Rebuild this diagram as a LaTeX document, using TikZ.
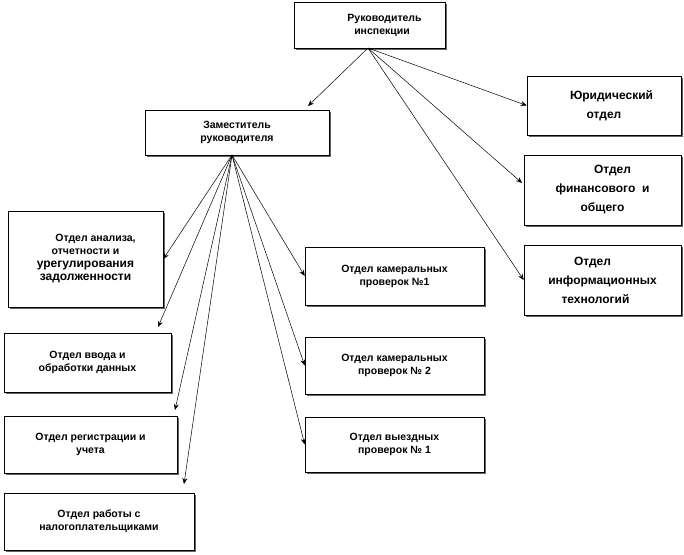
\documentclass[tikz,border=0pt]{standalone}
\usepackage{fontspec}
\setmainfont{Liberation Sans}
\usetikzlibrary{shadows,arrows.meta}
\begin{document}
\begin{tikzpicture}[x=1pt,y=-1pt,
 box/.style={draw,fill=white,line width=0.6pt,drop shadow={shadow xshift=1.5pt,shadow yshift=-1.5pt,fill=black!60,opacity=1},font=\bfseries\fontsize{10.5}{13}\selectfont,inner sep=0pt},
 big/.style={font=\bfseries\fontsize{12}{19}\selectfont},
 arr/.style={-{Stealth[length=6pt,width=5pt]},line width=0.5pt}]
\useasboundingbox (0,0) rectangle (684,554);
\newcommand\bx[7][]{\node[box,#1,minimum width=#5-#3,minimum height=#6-#4,align=center] (#2) at ({(#3+#5)/2},{(#4+#6)/2}) {#7};}
\bx{top}{294}{2}{445}{48}{\hspace*{30pt}Руководитель\\\hspace*{25pt}инспекции}
\bx{dep}{145}{110}{329}{155}{Заместитель\\руководителя}
\bx[big]{jur}{527}{76}{681}{135}{\hspace*{15pt}Юридический\\отдел}
\bx[big]{fin}{524}{155}{681}{225}{\hspace*{20pt}Отдел\\финансового\ \ и\\общего}
\bx[big]{it}{524}{245}{681}{315}{\hspace*{-20pt}Отдел\\информационных\\\hspace*{-14pt}технологий}
\bx{an}{8}{211}{163}{307}{\hspace*{20pt}Отдел анализа,\\отчетности и\\{\fontsize{12}{19}\selectfont урегулирования}\\{\fontsize{12}{19}\selectfont задолженности}}
\bx{vv}{4}{333}{171}{392}{Отдел ввода и\\обработки данных}
\bx{reg}{4}{416}{177}{473}{Отдел регистрации и\\учета}
\bx{rab}{4}{493}{194}{550}{Отдел работы с\\налогоплательщиками}
\bx{k1}{305}{247}{484}{305}{Отдел камеральных\\проверок №1}
\bx{k2}{305}{337}{484}{394}{Отдел камеральных\\проверок № 2}
\bx{v1}{305}{417}{484}{472}{Отдел выездных\\проверок № 1}
\coordinate (s1) at (368,48);
\coordinate (s2) at (232,155);
\coordinate (e0) at (308,106);
\coordinate (e1) at (522,183);
\coordinate (e2) at (158,327);
\coordinate (e3) at (175,410);
\coordinate (e4) at (184,484);
\draw[arr] (s1) -- (e0);
\draw[arr] (s1) -- (jur.west);
\draw[arr] (s1) -- (e1);
\draw[arr] (s1) -- (it.west);
\draw[arr] (s2) -- (an.east);
\draw[arr] (s2) -- (e2);
\draw[arr] (s2) -- (e3);
\draw[arr] (s2) -- (e4);
\draw[arr] (s2) -- (k1.west);
\draw[arr] (s2) -- (k2.west);
\draw[arr] (s2) -- (v1.west);
\end{tikzpicture}
\end{document}
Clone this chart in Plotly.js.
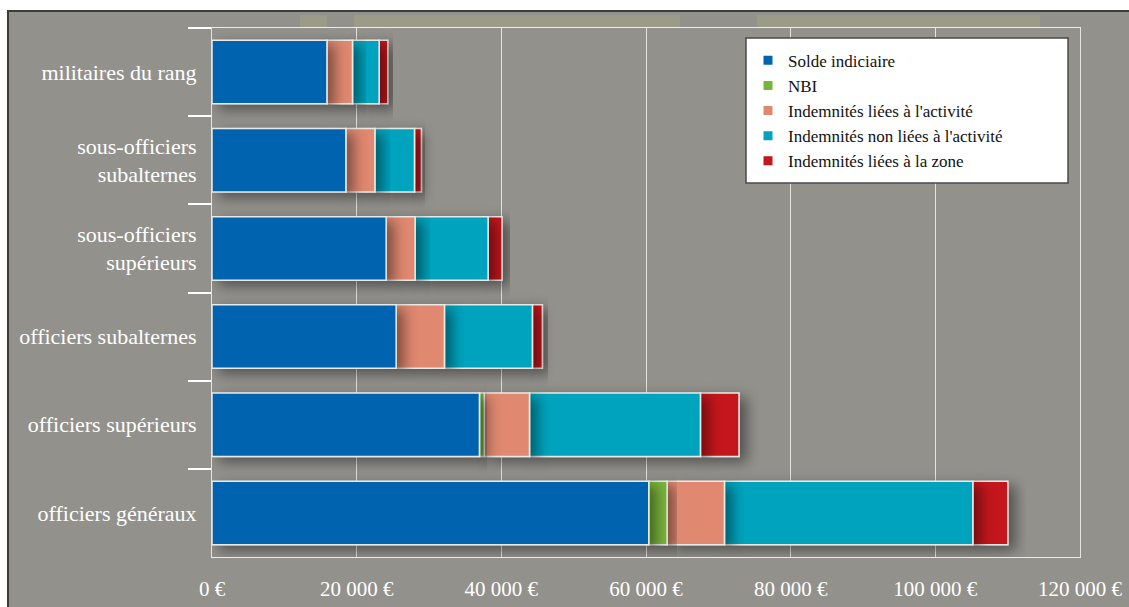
<!DOCTYPE html>
<html>
<head>
<meta charset="utf-8">
<script src="https://cdn.plot.ly/plotly-3.0.1.min.js"></script>
<style>
  html, body { margin: 0; padding: 0; background: #ffffff; }
  #wrap { position: relative; width: 1129px; height: 607px; overflow: hidden; }
  #chart { position: absolute; left: 0; top: 0; width: 1129px; height: 607px; }
  .deco { position: absolute; pointer-events: none; }
</style>
</head>
<body>
<div id="wrap">
  <div id="chart"></div>
  <div class="deco" style="left:0;top:0;width:1129px;height:10px;background:#ffffff;"></div>
  <div class="deco" style="left:0;top:0;width:7px;height:607px;background:#ffffff;"></div>
  <div class="deco" style="left:7px;top:10px;width:1122px;height:2px;background:#3c3c3a;"></div>
  <div class="deco" style="left:7px;top:10px;width:2px;height:597px;background:#3c3c3a;"></div>
  <div class="deco" style="left:300px;top:15px;width:27px;height:12px;background:#9b9b87;"></div>
  <div class="deco" style="left:354px;top:15px;width:326px;height:12px;background:#9b9b87;"></div>
  <div class="deco" style="left:757px;top:15px;width:283px;height:12px;background:#9b9b87;"></div>
</div>
<script>
// Categories (top to bottom)
const categories = [
  'militaires du rang',
  'sous-officiers<br>subalternes',
  'sous-officiers<br>supérieurs',
  'officiers subalternes',
  'officiers supérieurs',
  'officiers généraux'
];
// Series values (€)
const soldeIndiciaire      = [15890, 18510, 24080, 25460, 36970, 60380];
const nbi                  = [0, 0, 0, 0, 670, 2540];
const indemnitesActivite   = [3530, 4010, 4000, 6670, 6250, 7920];
const indemnitesNonLiees   = [3690, 5470, 10090, 12160, 23630, 34340];
const indemnitesZone       = [1200, 960, 1930, 1380, 5340, 4850];
// Series names and colours
const seriesNames = ['Solde indiciaire', 'NBI', "Indemnités liées à l'activité", "Indemnités non liées à l'activité", 'Indemnités liées à la zone'];
const seriesColors = ['#0064b0', '#7ab53b', '#e0886f', '#00a3bd', '#c4161c'];
// Axis ticks
const xTickVals = [0, 20000, 40000, 60000, 80000, 100000, 120000];
const xTickText = ['0 €', '20 000 €', '40 000 €', '60 000 €', '80 000 €', '100 000 €', '120 000 €'];

const seriesValues = [soldeIndiciaire, nbi, indemnitesActivite, indemnitesNonLiees, indemnitesZone];

// cumulative bases
const bases = [];
let running = categories.map(() => 0);
seriesValues.forEach(vals => {
  bases.push(running.slice());
  running = running.map((r, i) => r + vals[i]);
});

const traces = [];
// draw last segment first so each earlier segment's shadow falls on the next
for (let s = seriesValues.length - 1; s >= 0; s--) {
  traces.push({
    type: 'bar',
    orientation: 'h',
    y: categories,
    x: seriesValues[s],
    base: bases[s],
    name: seriesNames[s],
    showlegend: false,
    marker: { color: seriesColors[s], line: { color: '#e9e9e6', width: 1.5 } },
    hoverinfo: 'skip'
  });
}
// legend entries
for (let s = 0; s < seriesValues.length; s++) {
  traces.push({
    type: 'scatter',
    mode: 'markers',
    x: [null],
    y: [null],
    name: seriesNames[s],
    marker: { symbol: 'square', size: 9, color: seriesColors[s] },
    showlegend: true
  });
}

const layout = {
  width: 1129,
  height: 607,
  paper_bgcolor: '#92918c',
  plot_bgcolor: 'rgba(0,0,0,0)',
  margin: { l: 212, r: 49, t: 28, b: 50 },
  barmode: 'overlay',
  bargap: 0.28,
  font: { family: 'Liberation Serif, serif', color: '#ffffff' },
  showlegend: true,
  xaxis: {
    range: [0, 120000],
    tickvals: xTickVals,
    ticktext: xTickText,
    showgrid: true,
    gridcolor: '#e4e4e0',
    gridwidth: 1,
    zeroline: false,
    showline: true,
    linecolor: '#ececea',
    linewidth: 1,
    mirror: true,
    ticks: '',
    ticklabelstandoff: 13,
    tickfont: { family: 'Liberation Serif, serif', size: 21, color: '#ffffff' },
    fixedrange: true
  },
  yaxis: {
    type: 'category',
    categoryorder: 'array',
    categoryarray: categories,
    autorange: 'reversed',
    showgrid: false,
    zeroline: false,
    showline: true,
    linecolor: '#e4e4e0',
    linewidth: 1,
    mirror: true,
    ticks: 'outside',
    tickson: 'boundaries',
    ticklen: 23,
    tickwidth: 2,
    tickcolor: '#ffffff',
    ticklabelstandoff: 10,
    tickfont: { family: 'Liberation Serif, serif', size: 22, color: '#ffffff' },
    fixedrange: true
  },
  legend: {
    x: 0.6175,
    xanchor: 'left',
    y: 0.972,
    yanchor: 'top',
    bgcolor: 'rgba(0,0,0,0)',
    borderwidth: 0,
    traceorder: 'normal',
    font: { family: 'Liberation Serif, serif', size: 17, color: '#111111' }
  },
  shapes: [
    {
      type: 'rect', xref: 'paper', yref: 'paper',
      x0: 0.6152, x1: 0.9862, y0: 0.7070, y1: 0.9811,
      fillcolor: '#ffffff',
      line: { color: '#4a4a48', width: 1.5 },
      layer: 'above'
    }
  ]
};

Plotly.newPlot('chart', traces, layout, { displayModeBar: false, staticPlot: true }).then(gd => {
  const svg = gd.querySelector('svg.main-svg');
  const ns = 'http://www.w3.org/2000/svg';
  let defs = svg.querySelector('defs');
  if (!defs) { defs = document.createElementNS(ns, 'defs'); svg.insertBefore(defs, svg.firstChild); }
  const filter = document.createElementNS(ns, 'filter');
  filter.setAttribute('id', 'barShadow');
  filter.setAttribute('x', '-30%');
  filter.setAttribute('y', '-30%');
  filter.setAttribute('width', '180%');
  filter.setAttribute('height', '180%');
  const fe = document.createElementNS(ns, 'feDropShadow');
  fe.setAttribute('dx', '7');
  fe.setAttribute('dy', '5');
  fe.setAttribute('stdDeviation', '7');
  fe.setAttribute('flood-color', '#000000');
  fe.setAttribute('flood-opacity', '0.45');
  filter.appendChild(fe);
  defs.appendChild(filter);
  gd.querySelectorAll('.barlayer .point path').forEach(p => p.setAttribute('filter', 'url(#barShadow)'));
});
</script>
</body>
</html>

※

◆ **REQUEST**
Reproduce the data above exactly, but only from the line containing "Clone this chart in Plotly.js." through the line containing "indemnitesActivite, indemnitesNonLiees, indemnitesZone];"; skip the pictures.

◆ **EXERCISE SOLUTION**
Clone this chart in Plotly.js.
<!DOCTYPE html>
<html>
<head>
<meta charset="utf-8">
<script src="https://cdn.plot.ly/plotly-3.0.1.min.js"></script>
<style>
  html, body { margin: 0; padding: 0; background: #ffffff; }
  #wrap { position: relative; width: 1129px; height: 607px; overflow: hidden; }
  #chart { position: absolute; left: 0; top: 0; width: 1129px; height: 607px; }
  .deco { position: absolute; pointer-events: none; }
</style>
</head>
<body>
<div id="wrap">
  <div id="chart"></div>
  <div class="deco" style="left:0;top:0;width:1129px;height:10px;background:#ffffff;"></div>
  <div class="deco" style="left:0;top:0;width:7px;height:607px;background:#ffffff;"></div>
  <div class="deco" style="left:7px;top:10px;width:1122px;height:2px;background:#3c3c3a;"></div>
  <div class="deco" style="left:7px;top:10px;width:2px;height:597px;background:#3c3c3a;"></div>
  <div class="deco" style="left:300px;top:15px;width:27px;height:12px;background:#9b9b87;"></div>
  <div class="deco" style="left:354px;top:15px;width:326px;height:12px;background:#9b9b87;"></div>
  <div class="deco" style="left:757px;top:15px;width:283px;height:12px;background:#9b9b87;"></div>
</div>
<script>
// Categories (top to bottom)
const categories = [
  'militaires du rang',
  'sous-officiers<br>subalternes',
  'sous-officiers<br>supérieurs',
  'officiers subalternes',
  'officiers supérieurs',
  'officiers généraux'
];
// Series values (€)
const soldeIndiciaire      = [15890, 18510, 24080, 25460, 36970, 60380];
const nbi                  = [0, 0, 0, 0, 670, 2540];
const indemnitesActivite   = [3530, 4010, 4000, 6670, 6250, 7920];
const indemnitesNonLiees   = [3690, 5470, 10090, 12160, 23630, 34340];
const indemnitesZone       = [1200, 960, 1930, 1380, 5340, 4850];
// Series names and colours
const seriesNames = ['Solde indiciaire', 'NBI', "Indemnités liées à l'activité", "Indemnités non liées à l'activité", 'Indemnités liées à la zone'];
const seriesColors = ['#0064b0', '#7ab53b', '#e0886f', '#00a3bd', '#c4161c'];
// Axis ticks
const xTickVals = [0, 20000, 40000, 60000, 80000, 100000, 120000];
const xTickText = ['0 €', '20 000 €', '40 000 €', '60 000 €', '80 000 €', '100 000 €', '120 000 €'];

const seriesValues = [soldeIndiciaire, nbi, indemnitesActivite, indemnitesNonLiees, indemnitesZone];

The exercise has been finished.